Additionally, Mr. Neglia based the adjustments he made to the building's value on the basis of renovations using actual (sworn to) cost estimates for the property in the Building Department's records, as opposed to to Mr. Chang's use of a formula presented without any foundation. In addition, Mr. Neglia recognized that while the cost of renovations affects the value upwards, how much the renovations affect value depends upon market conditions, and noted that not every cent spent on renovations is necessarily a cent of added value. Mr. Chang's testimony and report display no such understanding of this crucial fact. In fact, Mr. Chang admitted that he reduced the value of a comparable to account for presumed renovation costs, without knowing himself whether the comparable he chose actually was renovated.

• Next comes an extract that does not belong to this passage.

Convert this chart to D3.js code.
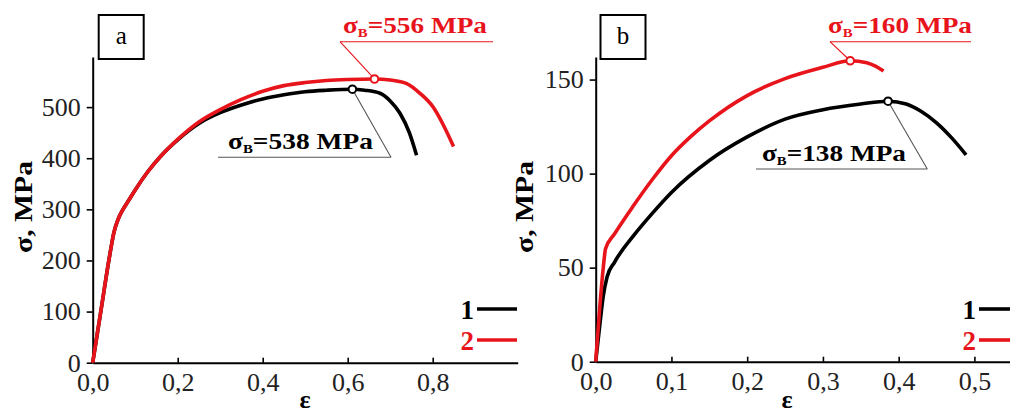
<!DOCTYPE html>
<html><head><meta charset="utf-8">
<script src="https://cdn.jsdelivr.net/npm/d3@7"></script>
<style>
body{margin:0;background:#fff;}
svg{display:block;font-family:"Liberation Serif","Times New Roman",serif;}
</style></head>
<body><svg id="c" width="1010" height="413"></svg>
<script>
// ---------- data ----------
const strainA1 = [0,0.02,0.04,0.05,0.06,0.07,0.085,0.1,0.13,0.16,0.2,0.25,0.3,0.35,0.4,0.45,0.5,0.55,0.611,0.64,0.676,0.7,0.723,0.745,0.762];
const stressA1 = [0,105,210,255,281,298,318,338,374,404,436,468,489,504,516,524,530,533,535,533,527,512,488,450,406];
const strainA2 = [0,0.02,0.04,0.05,0.06,0.07,0.085,0.1,0.13,0.16,0.2,0.25,0.3,0.35,0.4,0.45,0.5,0.55,0.6,0.663,0.7,0.739,0.77,0.801,0.825,0.849];
const stressA2 = [0,105,210,255,281,298,318,338,374,404,437,471,495,515,531,542,548,552,554,555,553,546,527,500,465,423];
const strainB1 = [0,0.005,0.01,0.015,0.025,0.05,0.075,0.1,0.15,0.2,0.25,0.3,0.35,0.386,0.41,0.43,0.45,0.47,0.489];
const stressB1 = [0,18,35,45,53,67,79,90,107,119.5,129,134,137,138.5,137,133,127,119,110];
const strainB2 = [0,0.005,0.01,0.013,0.025,0.05,0.075,0.1,0.125,0.15,0.2,0.25,0.3,0.336,0.358,0.37,0.38];
const stressB2 = [0,27,50,60,68,83,97,109.5,119.5,128,141.5,150.5,156.5,160,159,157,154.5];

const ticksXA = [0,0.2,0.4,0.6,0.8];
const ticksYA = [0,100,200,300,400,500];
const ticksXB = [0,0.1,0.2,0.3,0.4,0.5];
const ticksYB = [0,50,100,150];

const peakA = [{e:0.611,s:535,label:"538",series:1},{e:0.663,s:555,label:"556",series:2}];
const peakB = [{e:0.386,s:138.5,label:"138",series:1},{e:0.336,s:160,label:"160",series:2}];
const legendLabels = ["1","2"];
const panelLetters = ["a","b"];

// ---------- drawing ----------
const RED = "#e8141b", BLACK = "#000";
const SERIF = "'Liberation Serif','Times New Roman',serif";
const svg = d3.select("#c");
const fmt = d => d3.format(".1f")(d).replace(".", ",");

function panel(cfg){
  const g = svg.append("g");
  const x = d3.scaleLinear().domain(cfg.xDomain).range(cfg.xRange);
  const y = d3.scaleLinear().domain(cfg.yDomain).range(cfg.yRange);

  // axes
  const ax = g.append("g").attr("transform",`translate(0,${cfg.yRange[0]})`)
    .call(d3.axisBottom(x).tickValues(cfg.ticksX).tickFormat(fmt).tickSizeInner(-5).tickSizeOuter(0));
  ax.selectAll("text").attr("y",10).attr("dy","0.71em");
  const ay = g.append("g").attr("transform",`translate(${cfg.xRange[0]},0)`)
    .call(d3.axisLeft(y).tickValues(cfg.ticksY).tickSizeInner(6).tickSizeOuter(0).tickPadding(6));
  [ax,ay].forEach(a=>{
    a.attr("font-family",SERIF).attr("font-size",26);
    a.selectAll("path.domain").attr("stroke","#000").attr("stroke-width",2);
    a.selectAll(".tick line").attr("stroke","#000").attr("stroke-width",1.6);
    a.selectAll("text").attr("font-size",26).attr("fill","#222").attr("font-family",SERIF);
  });

  // axis titles
  g.append("text").attr("transform",`translate(${cfg.yLabelX},207) rotate(-90)`)
    .attr("text-anchor","middle").attr("font-weight","bold").attr("font-size",26)
    .attr("textLength",92).attr("lengthAdjust","spacingAndGlyphs")
    .text("σ, MPa");
  g.append("text").attr("x",cfg.epsX).attr("y",408).attr("text-anchor","middle")
    .attr("font-weight","bold").attr("font-size",26).text("ε");

  // curves
  const line = d3.line().x(d=>x(d[0])).y(d=>y(d[1])).curve(d3.curveMonotoneX);
  const series = [
    {e:cfg.s1e, s:cfg.s1s, c:BLACK},
    {e:cfg.s2e, s:cfg.s2s, c:RED}
  ];
  series.forEach(sr=>{
    g.append("path").datum(d3.zip(sr.e, sr.s)).attr("d",line)
      .attr("fill","none").attr("stroke",sr.c).attr("stroke-width",3.6)
      .attr("stroke-linejoin","round").attr("stroke-linecap","butt");
  });

  // annotations
  cfg.peaks.forEach((p,i)=>{
    const col = p.series===2 ? RED : BLACK;
    const lineCol = p.series===2 ? RED : "#555";
    const a = cfg.ann[i];
    const px = x(p.e), py = y(p.s);
    g.append("line").attr("x1",a.ux1).attr("x2",a.ux2).attr("y1",a.uy).attr("y2",a.uy)
      .attr("stroke",lineCol).attr("stroke-width",1.1);
    g.append("line").attr("x1",a.lx).attr("y1",a.uy).attr("x2",px).attr("y2",py)
      .attr("stroke",lineCol).attr("stroke-width",1.1);
    const t = g.append("text").attr("font-weight","bold").attr("font-size",24).attr("fill",col);
    t.append("tspan").text("σ");
    t.append("tspan").attr("font-size",13).attr("dy",4).text("B");
    t.append("tspan").attr("dy",-4).text("=" + p.label + " MPa");
    const w = t.node().getComputedTextLength();
    t.attr("transform",`translate(${a.tx},${a.ty}) scale(${a.tw/w},1)`);
    g.append("circle").attr("cx",px).attr("cy",py).attr("r",3.8)
      .attr("fill","#fff").attr("stroke",col).attr("stroke-width",2);
  });

  // legend
  legendLabels.forEach((lab,i)=>{
    const col = i===0 ? BLACK : RED;
    const ly = 309 + i*31;
    g.append("text").attr("x",cfg.legX).attr("y",ly+10).attr("text-anchor","end")
      .attr("font-weight","bold").attr("font-size",27).attr("fill",col).text(lab);
    g.append("line").attr("x1",cfg.legX+3).attr("x2",cfg.legX2).attr("y1",ly).attr("y2",ly)
      .attr("stroke",col).attr("stroke-width",3.6);
  });

  // panel letter box
  g.append("rect").attr("x",cfg.boxX).attr("y",15).attr("width",45).attr("height",44)
    .attr("fill","#fff").attr("stroke","#000").attr("stroke-width",2);
  g.append("text").attr("x",cfg.boxX+22.5).attr("y",44).attr("text-anchor","middle")
    .attr("font-size",25).text(cfg.letter);
}

panel({
  xDomain:[0,1], xRange:[92.7,517.7], yDomain:[0,598], yRange:[362.7,57],
  ticksX:ticksXA, ticksY:ticksYA, s1e:strainA1, s1s:stressA1, s2e:strainA2, s2s:stressA2,
  peaks:peakA,
  ann:[{ux1:218,ux2:391,uy:157.3,lx:391,tx:228,ty:149,tw:145},
       {ux1:340,ux2:493,uy:41.7,lx:340,tx:343,ty:33,tw:144}],
  yLabelX:32, epsX:305, legX:474, legX2:517, boxX:98.7, letter:panelLetters[0]
});
panel({
  xDomain:[0,0.547], xRange:[595.7,1010], yDomain:[0,162], yRange:[361.7,57],
  ticksX:ticksXB, ticksY:ticksYB, s1e:strainB1, s1s:stressB1, s2e:strainB2, s2s:stressB2,
  peaks:peakB,
  ann:[{ux1:756,ux2:927.3,uy:169,lx:927.3,tx:762,ty:161,tw:144},
       {ux1:830,ux2:971,uy:41.7,lx:830,tx:828,ty:33,tw:144}],
  yLabelX:533, epsX:787, legX:976, legX2:1010, boxX:600.5, letter:panelLetters[1]
});
</script></body></html>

The Court thus rejects plaintiff's appraisal of fair market value, which is within the court's discretion to do. See, BTC Mortg. Investors Trust 1997–SI v. Altamont Farms, Inc., 284 A.D.2d 849 ; Adirondack Trust Co. v. Farone, 282 A.D.2d 910 [3rd Dept 2001]. The Court is entitled to reject the opinion of the plaintiff's appraiser as being without probative value in light of his insufficient evidentiary foundation. See, Diaz v. New York Downtown Hosp., 99 N.Y.2d 542, 544, [2002] ; Flushing Sav. Bank, FSB v. Bitar, 106 AD3d 690 ; BTC Mtge. Invs. Trust 1997–SI v. Altamont Farms, 284 A.D.2d 849, 850 ; Adirondack Trust Co. v. Farone, 282 A.D.2d 910, 912–913 [2001]. As such, the court necessarily determines that the fair market value has been established by defendants' appraiser, the only other evidence of auction date fair market value provided at the hearing. BTC Mortg. Investors Trust 1997–SI v. Altamont Farms, Inc., 284 A.D.2d 849 ; Adirondack Trust Co. v. Farone, 282 A.D.2d 910.
The court accepts the appraisal done by Mr. Neglia, which reports that the fair and reasonable value of the premises on the date of the auction was $600,000. The referee's computation of the deficiency deducts the purchase money ($1,000.00), and the deficiency, as set forth in the referee's corrected report, is the sum of $867,707.76. After deducting the appraised value of the property of $600,000, instead of the $1,000, the deficiency, pursuant to the terms of RPAPL § 1371, is $267,707.76. It is assumed that the corrected real estate taxes indicated in the Referee's corrected report, in the sum $39,966.05 were due and owing on September 18, 2010, as they were reduced as requested by defendant's counsel.
Plaintiff may enter a deficiency judgment for $267,707.76, plus interest at the statutory rate from September 18, 2010.
This is the decision and order of the court. Settle judgment on notice.